Omit all pictures, then retype the data exactly as given.

- DATA
* * * *

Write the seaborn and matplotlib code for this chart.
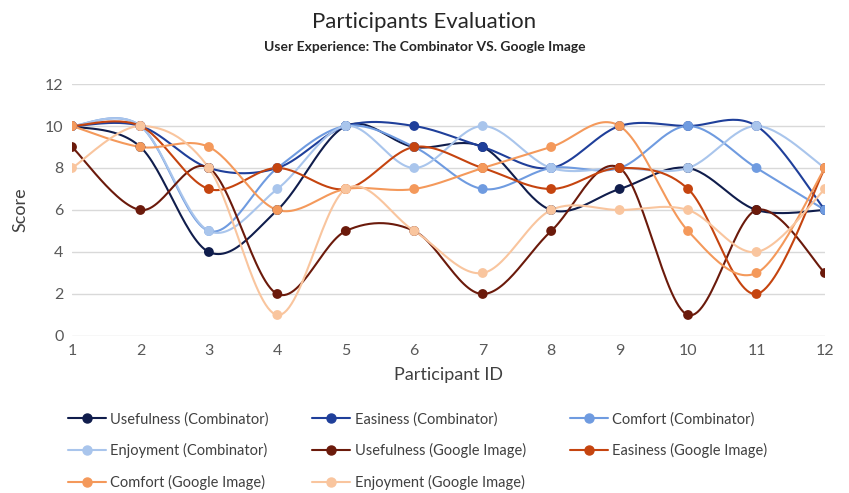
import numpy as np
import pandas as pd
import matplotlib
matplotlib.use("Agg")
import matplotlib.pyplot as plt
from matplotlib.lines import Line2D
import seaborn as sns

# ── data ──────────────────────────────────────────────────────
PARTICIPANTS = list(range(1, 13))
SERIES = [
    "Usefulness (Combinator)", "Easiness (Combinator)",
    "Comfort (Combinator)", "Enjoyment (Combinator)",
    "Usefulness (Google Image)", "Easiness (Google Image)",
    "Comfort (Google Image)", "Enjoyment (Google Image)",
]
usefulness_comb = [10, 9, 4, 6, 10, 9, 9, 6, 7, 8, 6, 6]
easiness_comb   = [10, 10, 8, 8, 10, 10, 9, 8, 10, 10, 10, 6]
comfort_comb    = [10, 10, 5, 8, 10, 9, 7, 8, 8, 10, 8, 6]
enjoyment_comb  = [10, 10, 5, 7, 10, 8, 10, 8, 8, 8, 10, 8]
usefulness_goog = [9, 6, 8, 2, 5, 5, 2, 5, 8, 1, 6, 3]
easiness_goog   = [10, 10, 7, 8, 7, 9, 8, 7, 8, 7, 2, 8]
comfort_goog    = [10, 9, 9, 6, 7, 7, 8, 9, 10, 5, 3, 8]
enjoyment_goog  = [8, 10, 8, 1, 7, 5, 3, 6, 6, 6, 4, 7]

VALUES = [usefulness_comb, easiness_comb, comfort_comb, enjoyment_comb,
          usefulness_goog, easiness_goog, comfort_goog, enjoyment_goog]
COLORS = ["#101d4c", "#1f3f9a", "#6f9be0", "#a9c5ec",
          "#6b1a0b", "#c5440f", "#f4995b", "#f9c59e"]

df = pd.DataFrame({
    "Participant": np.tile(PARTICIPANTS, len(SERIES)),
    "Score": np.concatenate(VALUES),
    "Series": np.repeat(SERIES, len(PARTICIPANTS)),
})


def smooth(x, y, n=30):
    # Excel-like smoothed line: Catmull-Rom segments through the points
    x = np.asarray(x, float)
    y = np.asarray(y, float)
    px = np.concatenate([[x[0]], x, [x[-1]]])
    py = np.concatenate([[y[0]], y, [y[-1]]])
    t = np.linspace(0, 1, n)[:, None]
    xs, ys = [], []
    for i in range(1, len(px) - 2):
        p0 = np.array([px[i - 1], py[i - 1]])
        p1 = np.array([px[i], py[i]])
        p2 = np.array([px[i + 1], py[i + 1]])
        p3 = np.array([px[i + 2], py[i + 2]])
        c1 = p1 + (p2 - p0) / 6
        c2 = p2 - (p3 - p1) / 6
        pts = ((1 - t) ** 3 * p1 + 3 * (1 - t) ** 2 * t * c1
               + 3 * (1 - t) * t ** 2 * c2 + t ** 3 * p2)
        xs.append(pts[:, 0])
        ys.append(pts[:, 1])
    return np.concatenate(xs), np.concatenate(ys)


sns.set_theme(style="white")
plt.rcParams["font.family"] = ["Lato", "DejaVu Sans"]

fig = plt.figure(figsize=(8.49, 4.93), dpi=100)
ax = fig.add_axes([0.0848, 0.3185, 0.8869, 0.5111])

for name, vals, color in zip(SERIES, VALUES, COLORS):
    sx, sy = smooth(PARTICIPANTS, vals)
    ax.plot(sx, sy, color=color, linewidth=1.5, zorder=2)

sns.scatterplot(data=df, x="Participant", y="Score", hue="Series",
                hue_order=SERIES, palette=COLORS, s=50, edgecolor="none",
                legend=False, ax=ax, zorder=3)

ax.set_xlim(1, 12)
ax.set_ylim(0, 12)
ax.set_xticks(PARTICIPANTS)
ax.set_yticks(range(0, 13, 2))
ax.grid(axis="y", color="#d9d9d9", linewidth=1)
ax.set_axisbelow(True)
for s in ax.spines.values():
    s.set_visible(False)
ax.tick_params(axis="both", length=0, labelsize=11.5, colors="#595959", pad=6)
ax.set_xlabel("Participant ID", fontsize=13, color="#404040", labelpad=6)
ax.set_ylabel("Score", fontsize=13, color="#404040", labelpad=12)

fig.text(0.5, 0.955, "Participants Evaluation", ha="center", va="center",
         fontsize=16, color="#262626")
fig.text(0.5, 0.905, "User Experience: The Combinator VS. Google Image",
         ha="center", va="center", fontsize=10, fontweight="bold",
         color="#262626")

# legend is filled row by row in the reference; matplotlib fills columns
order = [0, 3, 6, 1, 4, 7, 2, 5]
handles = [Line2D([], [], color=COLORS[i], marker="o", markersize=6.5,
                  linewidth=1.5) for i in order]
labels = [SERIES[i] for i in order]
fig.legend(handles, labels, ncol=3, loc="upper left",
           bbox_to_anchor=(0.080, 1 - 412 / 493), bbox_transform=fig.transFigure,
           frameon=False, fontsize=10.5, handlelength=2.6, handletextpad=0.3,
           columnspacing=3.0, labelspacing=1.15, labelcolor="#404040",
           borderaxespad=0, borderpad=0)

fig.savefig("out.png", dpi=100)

* * * *

- EXERCISE SOLUTION
Write the seaborn and matplotlib code for this chart.
import numpy as np
import pandas as pd
import matplotlib
matplotlib.use("Agg")
import matplotlib.pyplot as plt
from matplotlib.lines import Line2D
import seaborn as sns

# ── data ──────────────────────────────────────────────────────
PARTICIPANTS = list(range(1, 13))
SERIES = [
    "Usefulness (Combinator)", "Easiness (Combinator)",
    "Comfort (Combinator)", "Enjoyment (Combinator)",
    "Usefulness (Google Image)", "Easiness (Google Image)",
    "Comfort (Google Image)", "Enjoyment (Google Image)",
]
usefulness_comb = [10, 9, 4, 6, 10, 9, 9, 6, 7, 8, 6, 6]
easiness_comb   = [10, 10, 8, 8, 10, 10, 9, 8, 10, 10, 10, 6]
comfort_comb    = [10, 10, 5, 8, 10, 9, 7, 8, 8, 10, 8, 6]
enjoyment_comb  = [10, 10, 5, 7, 10, 8, 10, 8, 8, 8, 10, 8]
usefulness_goog = [9, 6, 8, 2, 5, 5, 2, 5, 8, 1, 6, 3]
easiness_goog   = [10, 10, 7, 8, 7, 9, 8, 7, 8, 7, 2, 8]
comfort_goog    = [10, 9, 9, 6, 7, 7, 8, 9, 10, 5, 3, 8]
enjoyment_goog  = [8, 10, 8, 1, 7, 5, 3, 6, 6, 6, 4, 7]

VALUES = [usefulness_comb, easiness_comb, comfort_comb, enjoyment_comb,
          usefulness_goog, easiness_goog, comfort_goog, enjoyment_goog]
COLORS = ["#101d4c", "#1f3f9a", "#6f9be0", "#a9c5ec",
          "#6b1a0b", "#c5440f", "#f4995b", "#f9c59e"]

df = pd.DataFrame({
    "Participant": np.tile(PARTICIPANTS, len(SERIES)),
    "Score": np.concatenate(VALUES),
    "Series": np.repeat(SERIES, len(PARTICIPANTS)),
})


def smooth(x, y, n=30):
    # Excel-like smoothed line: Catmull-Rom segments through the points
    x = np.asarray(x, float)
    y = np.asarray(y, float)
    px = np.concatenate([[x[0]], x, [x[-1]]])
    py = np.concatenate([[y[0]], y, [y[-1]]])
    t = np.linspace(0, 1, n)[:, None]
    xs, ys = [], []
    for i in range(1, len(px) - 2):
        p0 = np.array([px[i - 1], py[i - 1]])
        p1 = np.array([px[i], py[i]])
        p2 = np.array([px[i + 1], py[i + 1]])
        p3 = np.array([px[i + 2], py[i + 2]])
        c1 = p1 + (p2 - p0) / 6
        c2 = p2 - (p3 - p1) / 6
        pts = ((1 - t) ** 3 * p1 + 3 * (1 - t) ** 2 * t * c1
               + 3 * (1 - t) * t ** 2 * c2 + t ** 3 * p2)
        xs.append(pts[:, 0])
        ys.append(pts[:, 1])
    return np.concatenate(xs), np.concatenate(ys)


sns.set_theme(style="white")
plt.rcParams["font.family"] = ["Lato", "DejaVu Sans"]

fig = plt.figure(figsize=(8.49, 4.93), dpi=100)
ax = fig.add_axes([0.0848, 0.3185, 0.8869, 0.5111])

for name, vals, color in zip(SERIES, VALUES, COLORS):
    sx, sy = smooth(PARTICIPANTS, vals)
    ax.plot(sx, sy, color=color, linewidth=1.5, zorder=2)

sns.scatterplot(data=df, x="Participant", y="Score", hue="Series",
                hue_order=SERIES, palette=COLORS, s=50, edgecolor="none",
                legend=False, ax=ax, zorder=3)

ax.set_xlim(1, 12)
ax.set_ylim(0, 12)
ax.set_xticks(PARTICIPANTS)
ax.set_yticks(range(0, 13, 2))
ax.grid(axis="y", color="#d9d9d9", linewidth=1)
ax.set_axisbelow(True)
for s in ax.spines.values():
    s.set_visible(False)
ax.tick_params(axis="both", length=0, labelsize=11.5, colors="#595959", pad=6)
ax.set_xlabel("Participant ID", fontsize=13, color="#404040", labelpad=6)
ax.set_ylabel("Score", fontsize=13, color="#404040", labelpad=12)

fig.text(0.5, 0.955, "Participants Evaluation", ha="center", va="center",
         fontsize=16, color="#262626")
fig.text(0.5, 0.905, "User Experience: The Combinator VS. Google Image",
         ha="center", va="center", fontsize=10, fontweight="bold",
         color="#262626")

# legend is filled row by row in the reference; matplotlib fills columns
order = [0, 3, 6, 1, 4, 7, 2, 5]
handles = [Line2D([], [], color=COLORS[i], marker="o", markersize=6.5,
                  linewidth=1.5) for i in order]
labels = [SERIES[i] for i in order]
fig.legend(handles, labels, ncol=3, loc="upper left",
           bbox_to_anchor=(0.080, 1 - 412 / 493), bbox_transform=fig.transFigure,
           frameon=False, fontsize=10.5, handlelength=2.6, handletextpad=0.3,
           columnspacing=3.0, labelspacing=1.15, labelcolor="#404040",
           borderaxespad=0, borderpad=0)

fig.savefig("out.png", dpi=100)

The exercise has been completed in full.